Sakamoto completou: “A chave principal do sucesso da vitória do Bolsonaro daqui em diante é a economia. Emprego não está sendo gerado na velocidade que o Brasil precisa. O governo até agora não implementou nenhum programa nacional específico para gerar emprego. Se ele fracassar nisso e a economia continuar derrapando, ele vai perder ainda mais sua aprovação”.
“Existe no Congresso um sentimento de que pautas conservadoras de costumes não serão discutidas agora, mas para as propostas do governo relativas à economia eu vejo uma proatividade do Congresso, e, portanto, uma tendência de o Congresso seguir no caminho da recuperação econômica, o que atinge a popularidade do governo Bolsonaro”, pontuou Holiday.

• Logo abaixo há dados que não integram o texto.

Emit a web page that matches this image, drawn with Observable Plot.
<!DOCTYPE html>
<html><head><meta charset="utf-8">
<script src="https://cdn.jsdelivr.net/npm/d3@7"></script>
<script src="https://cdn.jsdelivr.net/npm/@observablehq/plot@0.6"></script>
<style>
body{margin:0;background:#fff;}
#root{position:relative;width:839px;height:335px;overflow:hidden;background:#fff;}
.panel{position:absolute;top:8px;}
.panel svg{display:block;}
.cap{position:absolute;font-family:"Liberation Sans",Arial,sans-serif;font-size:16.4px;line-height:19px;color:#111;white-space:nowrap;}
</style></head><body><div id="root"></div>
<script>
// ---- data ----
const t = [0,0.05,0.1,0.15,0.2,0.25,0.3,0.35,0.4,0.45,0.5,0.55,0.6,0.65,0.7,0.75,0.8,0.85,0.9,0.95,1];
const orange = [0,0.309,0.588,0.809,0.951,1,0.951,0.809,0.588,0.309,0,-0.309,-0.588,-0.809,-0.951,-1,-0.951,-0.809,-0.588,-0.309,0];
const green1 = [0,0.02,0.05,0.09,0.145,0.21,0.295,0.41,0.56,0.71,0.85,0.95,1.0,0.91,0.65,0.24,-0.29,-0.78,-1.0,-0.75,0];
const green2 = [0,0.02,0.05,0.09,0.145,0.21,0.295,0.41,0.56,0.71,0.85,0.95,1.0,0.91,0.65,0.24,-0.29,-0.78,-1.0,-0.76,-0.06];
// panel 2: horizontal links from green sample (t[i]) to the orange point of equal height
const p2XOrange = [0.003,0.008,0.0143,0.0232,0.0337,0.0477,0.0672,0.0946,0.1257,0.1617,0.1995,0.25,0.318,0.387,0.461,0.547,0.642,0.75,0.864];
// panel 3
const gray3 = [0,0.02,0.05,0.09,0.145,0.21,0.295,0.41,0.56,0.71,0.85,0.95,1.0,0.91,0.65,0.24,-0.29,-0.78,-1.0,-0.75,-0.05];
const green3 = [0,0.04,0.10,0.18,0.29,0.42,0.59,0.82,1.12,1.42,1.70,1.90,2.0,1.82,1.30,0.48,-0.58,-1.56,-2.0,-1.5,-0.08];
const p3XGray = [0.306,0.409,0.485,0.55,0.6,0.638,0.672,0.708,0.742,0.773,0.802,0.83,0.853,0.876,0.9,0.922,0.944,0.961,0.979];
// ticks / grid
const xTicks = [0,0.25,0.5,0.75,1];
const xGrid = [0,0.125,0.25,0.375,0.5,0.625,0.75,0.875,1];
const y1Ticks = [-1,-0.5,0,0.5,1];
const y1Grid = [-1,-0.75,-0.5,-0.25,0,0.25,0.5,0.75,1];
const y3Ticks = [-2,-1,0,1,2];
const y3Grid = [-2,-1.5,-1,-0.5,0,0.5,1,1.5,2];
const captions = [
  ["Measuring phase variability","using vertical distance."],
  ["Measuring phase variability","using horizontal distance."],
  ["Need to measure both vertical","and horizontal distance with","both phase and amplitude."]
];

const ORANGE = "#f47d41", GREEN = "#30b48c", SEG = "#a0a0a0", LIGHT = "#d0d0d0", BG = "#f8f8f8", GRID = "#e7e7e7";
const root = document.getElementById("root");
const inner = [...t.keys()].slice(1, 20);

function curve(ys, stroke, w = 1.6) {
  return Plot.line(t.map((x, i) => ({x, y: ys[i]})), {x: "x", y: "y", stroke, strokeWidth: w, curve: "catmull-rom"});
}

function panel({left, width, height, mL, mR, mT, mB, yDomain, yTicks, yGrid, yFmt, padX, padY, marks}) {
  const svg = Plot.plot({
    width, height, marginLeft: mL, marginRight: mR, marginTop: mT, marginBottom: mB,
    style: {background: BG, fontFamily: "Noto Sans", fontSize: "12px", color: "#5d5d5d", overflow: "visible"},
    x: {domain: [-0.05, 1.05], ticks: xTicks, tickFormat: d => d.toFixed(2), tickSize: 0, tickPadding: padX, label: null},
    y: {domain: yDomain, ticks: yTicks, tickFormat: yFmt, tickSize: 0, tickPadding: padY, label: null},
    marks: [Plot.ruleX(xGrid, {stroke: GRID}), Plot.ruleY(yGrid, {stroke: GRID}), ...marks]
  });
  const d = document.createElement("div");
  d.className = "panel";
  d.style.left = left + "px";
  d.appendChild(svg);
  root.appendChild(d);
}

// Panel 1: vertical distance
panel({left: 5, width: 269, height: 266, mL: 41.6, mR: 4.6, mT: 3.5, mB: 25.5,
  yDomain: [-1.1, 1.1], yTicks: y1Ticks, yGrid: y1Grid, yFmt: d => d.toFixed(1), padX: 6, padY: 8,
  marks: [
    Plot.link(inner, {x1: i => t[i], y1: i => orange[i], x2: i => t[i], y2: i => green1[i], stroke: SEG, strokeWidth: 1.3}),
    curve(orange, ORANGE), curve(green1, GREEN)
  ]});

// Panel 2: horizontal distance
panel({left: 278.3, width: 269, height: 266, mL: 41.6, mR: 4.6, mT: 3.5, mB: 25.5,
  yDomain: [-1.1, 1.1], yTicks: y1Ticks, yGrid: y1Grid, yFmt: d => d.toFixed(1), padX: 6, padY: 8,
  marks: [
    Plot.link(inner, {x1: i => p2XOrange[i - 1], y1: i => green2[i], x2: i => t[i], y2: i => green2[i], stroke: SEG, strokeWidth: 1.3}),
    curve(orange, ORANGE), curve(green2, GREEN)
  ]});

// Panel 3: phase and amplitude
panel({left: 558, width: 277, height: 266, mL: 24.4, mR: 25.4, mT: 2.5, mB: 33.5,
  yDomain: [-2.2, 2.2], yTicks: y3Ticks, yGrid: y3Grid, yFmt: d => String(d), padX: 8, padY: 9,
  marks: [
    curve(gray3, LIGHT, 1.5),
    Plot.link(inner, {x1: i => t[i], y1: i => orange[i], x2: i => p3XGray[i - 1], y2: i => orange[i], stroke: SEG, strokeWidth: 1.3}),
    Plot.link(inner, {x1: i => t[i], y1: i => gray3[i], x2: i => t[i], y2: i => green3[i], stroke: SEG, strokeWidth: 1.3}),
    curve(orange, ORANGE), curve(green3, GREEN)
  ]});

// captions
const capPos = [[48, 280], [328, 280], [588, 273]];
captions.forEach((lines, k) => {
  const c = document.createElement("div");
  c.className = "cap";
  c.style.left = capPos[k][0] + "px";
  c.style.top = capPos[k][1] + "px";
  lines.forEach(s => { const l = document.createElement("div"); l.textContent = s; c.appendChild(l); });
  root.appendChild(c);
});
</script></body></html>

A forma como o presidente lida com a imprensa e vice-versa foi destacada pelo fundador da Catraca: “Bolsonaro nasceu e cresceu na atitude do confronto: nas Forças Armadas, no Congresso, foi assim que ele prosperou. Ele nunca dialogou. Para nós, jornalistas, também é difícil porque ele vê a gente como inimigos”, afirmou Dimenstein.
Rodrigo Maia
Ao analisar o atual cenário político, Dimenstein elogiou o trabalho feito pelo presidente da Câmara dos Deputados, Rodrigo Maia. Nas suas palavras, ele é “o grande estadista brasileiro”. “Ele conseguiu uma agenda que pode beneficiar o Bolsonaro, mas ele sabe que sem ela o Brasil iria para o colapso.”
Poit chamou atenção para o papel de Maia na manutenção da democracia. “O Rodrigo Maia tem um papel essencial pro Brasil andar pra frente. A demonização do congresso nacional é um perigo para a liberdade e para a democracia”.
Além disso, Maia também é responsável por mediar as relações entre os diferentes setores aliados do governo. “Existe uma disputa dentro do governo, entre a ala sensata e uma ala ideológica radical. Em determinadas situações, ele ouve alguma das alas. Ele tem dialogado quando ele ouve essa ala sensata”, destacou Holiday.